Audio Archaeology Series Volume 3: Brest

Sheet Erosion is the third episode in a series of works exploring audio archaeology and found sound. This instalment is set in the city of Brest, France.

The piece draws on field recordings made in early 2020 during the storms Ciara and Dennis, alongside a collection of found open-reel tapes dating from the 1970s and 80s. The tapes contain domestic recordings but primarily document the recordist Michel’s musical tastes and the radio programmes he listened to at the time. Listening to them, it became apparent that what we choose to record ultimately becomes a record of ourselves — our tastes, interests, emotional states, even our personalities.

Individually, the recordings offer few explicit clues. Collectively, however, a clearer portrait begins to emerge; patterns form and certain character traits become discernible. Recorded with a microphone placed in front of a speaker rather than directly cabled, these lo-fi captures of radio and TV programmes allow daily life to bleed into the frame: ambiguous background activities, babies crying, feedback, chairs scraping, fragments of conversation. Domestic life and the broadcast collapse into one another.

In the composed work, family histories and musical preferences are transposed onto a contemporary soundscape of Brest. Over-saturated tape distorts not only sound but time itself. Speeds fluctuate. Chronologies blur. Discrete moments fuse and overlap. Through these temporal fissures, events slip loose from linear sequence, unfolding instead within a chimerical, non-linear space. Though the geography remains constant, would the city portrayed here be recognisable to those whose lives are inscribed within these recordings?

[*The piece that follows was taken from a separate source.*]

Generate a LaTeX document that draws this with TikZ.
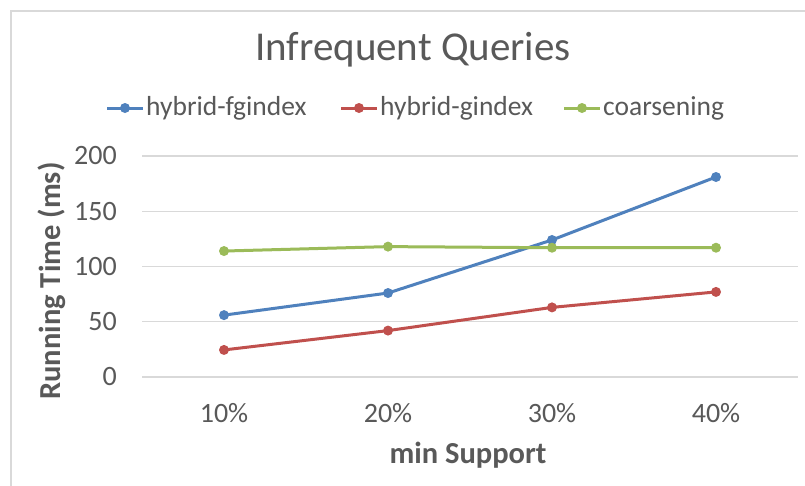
\documentclass[tikz,border=0pt]{standalone}
\usepackage{fontspec}
\setmainfont{Carlito}
\definecolor{txt}{HTML}{595959}
\definecolor{gridc}{HTML}{D9D9D9}
\definecolor{sblue}{HTML}{4F81BD}
\definecolor{sred}{HTML}{C0504D}
\definecolor{sgreen}{HTML}{9BBB59}
\begin{document}
\begin{tikzpicture}[x=1pt,y=-1pt,
  gridline/.style={draw=gridc,line width=1.3pt},
  ticklbl/.style={text=txt,font=\fontsize{28}{32}\selectfont,inner sep=0pt},
  leglbl/.style={text=txt,font=\fontsize{27.5}{32}\selectfont,inner sep=0pt},
  axtitle/.style={text=txt,font=\fontsize{30.5}{36}\selectfont\bfseries,inner sep=0pt},
  series/.style={line width=3pt,line join=round,line cap=round},
  mk/.style={circle,fill=#1,draw=none,inner sep=0pt,minimum size=10pt},
]
\useasboundingbox (0,0) rectangle (805,485);
\fill[white] (0,0) rectangle (805,485);
\draw[gridc,line width=1.5pt] (11,486) |- (806,11);
% title
\node[text=txt,font=\fontsize{41}{48}\selectfont,inner sep=0pt] (title) at (413,50) {Infrequent Queries};
% gridlines and y ticks
\foreach \v in {0,50,100,150,200}{
  \draw[gridline] (142,{377-\v*1.105}) -- (798,{377-\v*1.105});
  \node[ticklbl,anchor=east] (yt\v) at (117,{377-\v*1.105}) {\v};
}
% x ticks
\foreach \c/\x in {10/224,20/388,30/552,40/716}{
  \node[ticklbl] (xt\c) at (\x,413) {\c\%};
}
\node[axtitle] (xtitle) at (468,455) {min Support};
\node[axtitle,rotate=90] (ytitle) at (52,281) {Running Time (ms)};
% data coordinates
\foreach \s/\a/\b/\c/\d in {b/56/76/124/181, r/24.5/42/63/77, g/114/118/117/117}{
  \coordinate (\s1) at (224,{377-\a*1.105});
  \coordinate (\s2) at (388,{377-\b*1.105});
  \coordinate (\s3) at (552,{377-\c*1.105});
  \coordinate (\s4) at (716,{377-\d*1.105});
}
\foreach \s/\col in {b/sblue, r/sred, g/sgreen}{
  \draw[series,\col] (\s1) -- (\s2) -- (\s3) -- (\s4);
  \foreach \i in {1,2,3,4}{\node[mk=\col] (m\s\i) at (\s\i) {};}
}
% legend
\foreach \s/\col/\x/\lbl in {b/sblue/107/hybrid-fgindex, r/sred/341/hybrid-gindex, g/sgreen/564/coarsening}{
  \coordinate (l\s a) at (\x,108);
  \coordinate (l\s b) at (\x+36,108);
  \draw[series,\col,line cap=butt] (l\s a) -- (l\s b);
  \node[mk=\col] (lm\s) at (\x+18,108) {};
  \node[leglbl,anchor=west] (lt\s) at (\x+39,108) {\lbl};
}
\end{tikzpicture}
\end{document}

Field recordings used in the piece include: Le Téléphérique de Brest (cable cars), hotel lifts, wind whistling between railings on the Pont de Recouvrance, wind whistling through gaps in doors, traffic, ventilation units, fans, light bulbs, alarms, automatic toilets, soap dispensers and hand driers.

The piece was originally commissioned as a radio work for Kunstradio and was first aired on Ö1, Austria on Sunday 29th August, 2021, 23:00 – 0:00 (CET). An album version has since been released as a CD on the Sonoris label.